その道の専門家に聞けば明確な理由があるのだろうし、生まれて初めて目の当たりにする生演奏の迫力に圧倒されたというのも十分にあっただろう。
畑違いが甚だしいこともわかっている。
しかしそれでも、この世界で「売れる」ということの難しさをザ・パーキングからあらためて突きつけられたような気がして、僕は以前にも増して気持ちが萎えてしまった。
じゃあ、プロのミュージシャンってどれだけ凄いんだろう?
じゃあ、プロの芸人ってどれだけ面白いんだろう?
目指すべきレベルが何一つわからないまま、稽古に明け暮れるしかない毎日。
雲を掴むような話という比喩があるが、たぶん雲を掴めば水滴の気配を感じることぐらいはできるハズだ。
雲すら掴めない話となると、それはただの日常である。
そんな日常を積み重ねたところで、僕は何を掴めるのかな?
そして迎えた、旗揚げ公演当日。
場所は九州一の繁華街、天神にある家電量販店の最上階。
何の因縁なのだろう、ここから長らくの間、東京や大阪といった福岡から見ての「東方」を伺い知ることができなかった、そんな福岡芸人の苦悩を暗示する「マルコポーロ」という名前のイベントホールで、僕は芸人としての産声を上げた。
前売り500円、当日800円。
100席ほどの客席を埋めたのは7人からチケットを買ってくれた友人・知人ばかりで、バンド部分はともかく、お笑いの部分は学芸会の延長に近い公演だったと思う。

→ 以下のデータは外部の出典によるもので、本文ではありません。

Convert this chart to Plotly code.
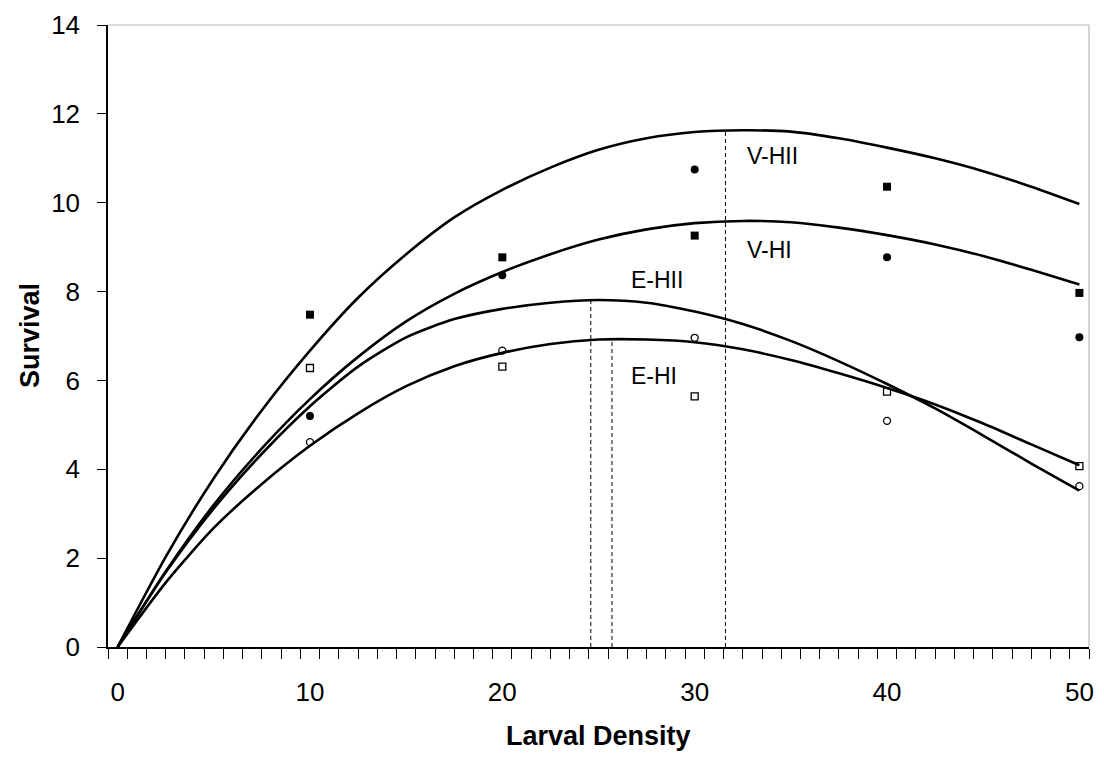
import plotly.graph_objects as go

# ---- data ----
density = [10, 20, 30, 40, 50]
filled_squares = [7.48, 8.77, 9.26, 10.36, 7.97]
filled_circles = [5.20, 8.37, 10.75, 8.77, 6.97]
open_circles = [4.61, 6.67, 6.96, 5.09, 3.62]
open_squares = [6.28, 6.31, 5.64, 5.75, 4.07]

fit_x = [0, 2.5, 5, 7.5, 10, 12.5, 15, 17.5, 20, 22.5, 25, 27.5, 30,
         32.5, 35, 37.5, 40, 42.5, 45, 47.5, 50]
fit_vhii = [0, 2.03, 3.80, 5.33, 6.67, 7.86, 8.84, 9.67, 10.29, 10.79, 11.19,
            11.45, 11.59, 11.63, 11.60, 11.45, 11.24, 11.00, 10.71, 10.36, 9.97]
fit_vhi = [0, 1.70, 3.20, 4.47, 5.58, 6.53, 7.33, 7.95, 8.44, 8.84, 9.17,
           9.40, 9.54, 9.59, 9.56, 9.44, 9.27, 9.06, 8.80, 8.49, 8.16]
fit_ehii = [0, 1.68, 3.12, 4.35, 5.42, 6.31, 6.97, 7.38, 7.61, 7.75, 7.81,
            7.75, 7.55, 7.27, 6.89, 6.43, 5.92, 5.37, 4.76, 4.13, 3.52]
fit_ehi = [0, 1.45, 2.68, 3.67, 4.53, 5.26, 5.87, 6.32, 6.62, 6.82, 6.92,
           6.92, 6.86, 6.70, 6.46, 6.16, 5.83, 5.46, 5.03, 4.56, 4.09]

peak_x = [24.6, 25.7, 31.6]
peak_y = [7.81, 6.92, 11.63]

curve_labels = ["V-HII", "V-HI", "E-HII", "E-HI"]
label_x = [32.6, 32.6, 26.6, 26.6]
label_y = [11.05, 8.94, 8.27, 6.11]

x_ticks = [0, 10, 20, 30, 40, 50]
y_ticks = [0, 2, 4, 6, 8, 10, 12, 14]

FONT = "Liberation Sans, Arial, sans-serif"

fig = go.Figure()

for ys in [fit_vhii, fit_vhi, fit_ehii, fit_ehi]:
    fig.add_trace(go.Scatter(x=fit_x, y=ys, mode="lines",
                             line=dict(color="black", width=2.6, shape="spline", smoothing=0.7),
                             showlegend=False, hoverinfo="skip"))

for px, py in zip(peak_x, peak_y):
    fig.add_trace(go.Scatter(x=[px, px], y=[0, py], mode="lines",
                             line=dict(color="black", width=1, dash="4px,3px"),
                             showlegend=False, hoverinfo="skip"))

fig.add_trace(go.Scatter(x=density, y=filled_squares, mode="markers",
                         marker=dict(symbol="square", size=8, color="black"), showlegend=False))
fig.add_trace(go.Scatter(x=density, y=filled_circles, mode="markers",
                         marker=dict(symbol="circle", size=8, color="black"), showlegend=False))
fig.add_trace(go.Scatter(x=density, y=open_circles, mode="markers",
                         marker=dict(symbol="circle-open", size=7, color="black",
                                     line=dict(width=1.3, color="black")), showlegend=False))
fig.add_trace(go.Scatter(x=density, y=open_squares, mode="markers",
                         marker=dict(symbol="square-open", size=7, color="black",
                                     line=dict(width=1.3, color="black")), showlegend=False))

for t, lx, ly in zip(curve_labels, label_x, label_y):
    fig.add_annotation(x=lx, y=ly, text=t, showarrow=False, xanchor="left", yanchor="middle",
                       font=dict(family=FONT, size=23, color="black"))

# axis titles
fig.add_annotation(xref="paper", yref="paper", x=0.5, y=0, yshift=-89,
                   text="<b>Larval Density</b>", showarrow=False,
                   xanchor="center", yanchor="middle",
                   font=dict(family=FONT, size=27, color="black"))
fig.add_annotation(xref="paper", yref="paper", x=0, y=0.5, xshift=-78,
                   text="<b>Survival</b>", showarrow=False, textangle=-90,
                   xanchor="center", yanchor="middle",
                   font=dict(family=FONT, size=27, color="black"))

# light grey frame on top and right
fig.add_shape(type="line", xref="paper", yref="paper", x0=0, x1=1, y0=1, y1=1,
              line=dict(color="#b8b8b8", width=1.2))
fig.add_shape(type="line", xref="paper", yref="paper", x0=1, x1=1, y0=0, y1=1,
              line=dict(color="#b8b8b8", width=1.2))

fig.update_layout(
    width=1104, height=758,
    margin=dict(l=108, r=10, t=23, b=111),
    paper_bgcolor="white", plot_bgcolor="white",
    font=dict(family=FONT, size=26, color="black"),
    xaxis=dict(range=[-0.5, 50.5], tickvals=x_ticks, ticktext=[str(v) for v in x_ticks],
               ticks="", showgrid=False, zeroline=False,
               showline=True, linecolor="black", linewidth=1.5,
               ticklabelstandoff=21,
               tickfont=dict(family=FONT, size=26, color="black"),
               minor=dict(ticks="outside", tick0=-0.5, dtick=1, ticklen=10,
                          tickcolor="black", tickwidth=1.3, showgrid=False)),
    yaxis=dict(range=[0, 14], tickvals=y_ticks, ticks="outside", ticklen=9,
               tickcolor="black", tickwidth=1.3, showgrid=False, zeroline=False,
               showline=True, linecolor="black", linewidth=1.5,
               ticklabelstandoff=12,
               tickfont=dict(family=FONT, size=26, color="black")),
)

fig.write_html("out.html")
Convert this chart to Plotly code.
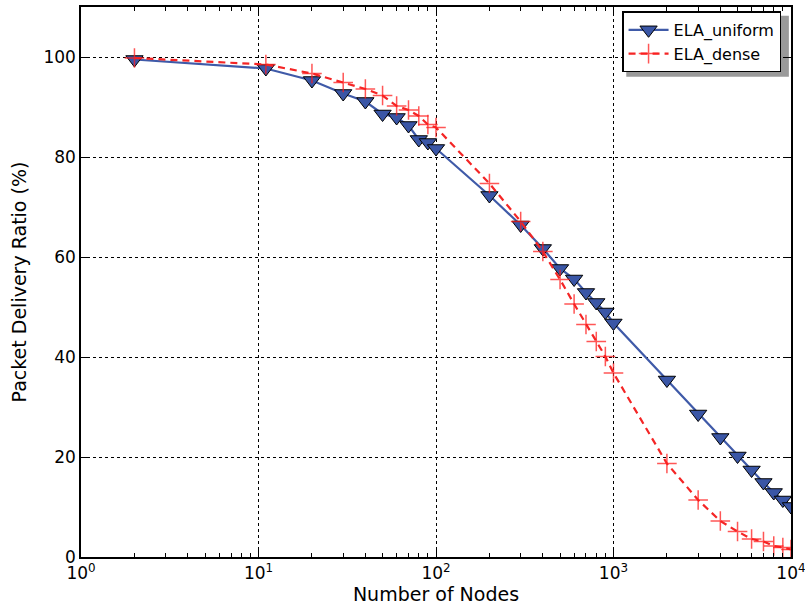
import plotly.graph_objects as go

nodes_uniform = [2, 11, 20, 30, 40, 50, 60, 70, 80, 90, 100, 200, 300, 400, 500, 600, 700, 800, 900, 1000,
                 2000, 3000, 4000, 5000, 6000, 7000, 8000, 9000, 10000]
pdr_uniform = [99.5, 97.7, 95.3, 92.7, 91.1, 88.6, 87.9, 86.3, 83.5, 82.9, 81.7, 72.3, 66.4, 61.7, 57.7, 55.6,
               52.9, 50.9, 49.0, 46.8, 35.4, 28.6, 23.9, 20.2, 17.4, 14.9, 12.9, 11.4, 10.1]

nodes_dense = [2, 11, 20, 30, 40, 50, 60, 70, 80, 90, 100, 200, 300, 400, 500, 600, 700, 800, 900, 1000,
               2000, 3000, 4000, 5000, 6000, 7000, 8000, 9000, 10000]
pdr_dense = [99.8, 98.5, 96.7, 94.9, 93.6, 92.3, 90.2, 89.4, 88.2, 86.5, 85.9, 74.7, 67.1, 61.1, 55.5, 50.6,
             46.5, 43.1, 40.1, 36.8, 18.7, 11.4, 7.2, 5.1, 3.6, 3.1, 2.2, 1.9, 1.5]

x_ticks = [1, 10, 100, 1000, 10000]
x_ticktext = ["10<sup>0</sup>", "10<sup>1</sup>", "10<sup>2</sup>", "10<sup>3</sup>", "10<sup>4</sup>"]
x_minor = [m * d for d in [1, 10, 100, 1000] for m in range(2, 10)]
y_ticks = [0, 20, 40, 60, 80, 100]

font = "DejaVu Sans"

fig = go.Figure()
fig.add_trace(go.Scatter(
    x=nodes_uniform, y=pdr_uniform, name="ELA_uniform", mode="lines+markers",
    line=dict(color="#3f5aa8", width=2.2),
    marker=dict(symbol="triangle-down", size=15, color="#3a56a6",
                line=dict(color="black", width=1)),
))
fig.add_trace(go.Scatter(
    x=nodes_dense, y=pdr_dense, name="ELA_dense", mode="lines+markers",
    line=dict(color="#f42525", width=2.2, dash="7px,5px"),
    marker=dict(symbol="cross-thin", size=14,
                line=dict(color="rgba(255,30,30,0.75)", width=1.5)),
))

# legend shadow
fig.add_shape(type="rect", xref="paper", yref="paper",
              x0=0.768, x1=0.997, y0=0.873, y1=0.984,
              fillcolor="#9a9a9a", line=dict(width=0), layer="below")

axis_common = dict(
    showline=True, linecolor="black", linewidth=1.5, mirror="ticks",
    ticks="inside", ticklen=8, tickwidth=1, tickcolor="black",
    showgrid=True, gridcolor="black", griddash="dot", gridwidth=1,
    zeroline=False, automargin=False,
    tickfont=dict(family=font, size=17, color="black"),
)

fig.update_layout(
    width=805, height=612,
    margin=dict(l=81, r=14, t=7, b=55, autoexpand=False),
    paper_bgcolor="white", plot_bgcolor="white",
    font=dict(family=font, color="black"),
    xaxis=dict(type="log", range=[-0.0002, 4.0002], tickvals=x_ticks, ticktext=x_ticktext,
               ticklabeloverflow="allow",
               title=dict(text="Number of Nodes", font=dict(family=font, size=19), standoff=4),
               minor=dict(tickvals=x_minor, ticks="inside", ticklen=4, tickcolor="black", showgrid=False),
               **axis_common),
    yaxis=dict(range=[0, 110], tickvals=y_ticks,
               title=dict(text="Packet Delivery Ratio (%)", font=dict(family=font, size=19), standoff=12),
               **axis_common),
    legend=dict(x=0.986, y=0.992, xanchor="right", yanchor="top",
                bgcolor="white", bordercolor="black", borderwidth=1.5,
                font=dict(family=font, size=16, color="black"),
                tracegroupgap=2, itemwidth=40),
    showlegend=True,
)

fig.write_html("out.html", config={"displayModeBar": False},
               post_script="document.body.style.margin='0';document.body.style.overflow='hidden';")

しかしそれでも、温かすぎるお客さんというか、言ってしまえば客席は絶対に誰かの身内なのだから、全員がオーディションの時以上に笑いが取れたし、全体コントも嘘みたいに好評だった。
そして何より、この「音楽とお笑いの融合」という、当時の福岡では初となる画期的なイベント形式に、地元のマスコミがこぞって飛びついてくれたことが大きかった。
旗揚げ公演で浴びた客席からの拍手と笑い声は、稽古場で芽生えた全てのわだかまりを洗い流すのに十分だった。
それだけでも御の字だというのに、翌日から地元のマスコミによる取材依頼が福岡吉本に殺到、旗揚げ公演からすぐに、僕たちを取り囲む環境が激変したのである。
実はそれまでにも、僕たちは福岡のローカル番組やタウン誌、新聞等に何度か取り上げられていた。
しかしそれは「芸人を目指す地元の若者たち」というような、いわばニュース素材としての扱いで、そんなものは各マスコミも一度やれば十分、継続性のカケラもない露出だった。
取材に来てくれた人たちは決まって「本当にこの子らが芸人になれるの?」といった訝しげな表情を浮かべていて、当然、何の報酬も得られなかったし、僕もそんな取材に有り難みを感じることは皆無だった。
しかしそれはお互い様の感情だったことだろう。
あのヨシモトが福岡にやって来たっていうから、仕方なくキミたちを取り上げているんだよという、笑顔の奥に透けて見える記者さんの気怠い空気感は、そんな取材に対する苦手意識を僕に植え付けるだけだった。
おそらく、有料イベントであった旗揚げ公演を終えたタイミングで、吉田さんが正式にアナウンスしたのだろう。この日を境に、僕たちは福岡吉本の若手芸人として、まだまだ卵とはいえ曲がりなりにもプロの芸人として、数々の取材を受けることになった。
すると記者さんの笑顔の奥は「取り上げてやる」から「取り上げさせてね」に変わっていて、ここまでわかりやすい差がプロとアマチュアにあるんだなあと、僕は逆に感心した。
それと同時に、福岡吉本に出入りするようになって初めて、僕はほんの少しだけの優越感を味わった。
地元での露出が一気に増えた僕たちは、インターネットが普及する気配もなかった情報過小という時代背景も手伝って、まあ、ごく一部の間ではあったものの、日を追うごとに注目を集めていると、取材に来てくれた記者さんから聞かされた。
しかし、別に街で声をかけられるわけでもなかったので、何の自覚もなかったが、その日は突然やって来た。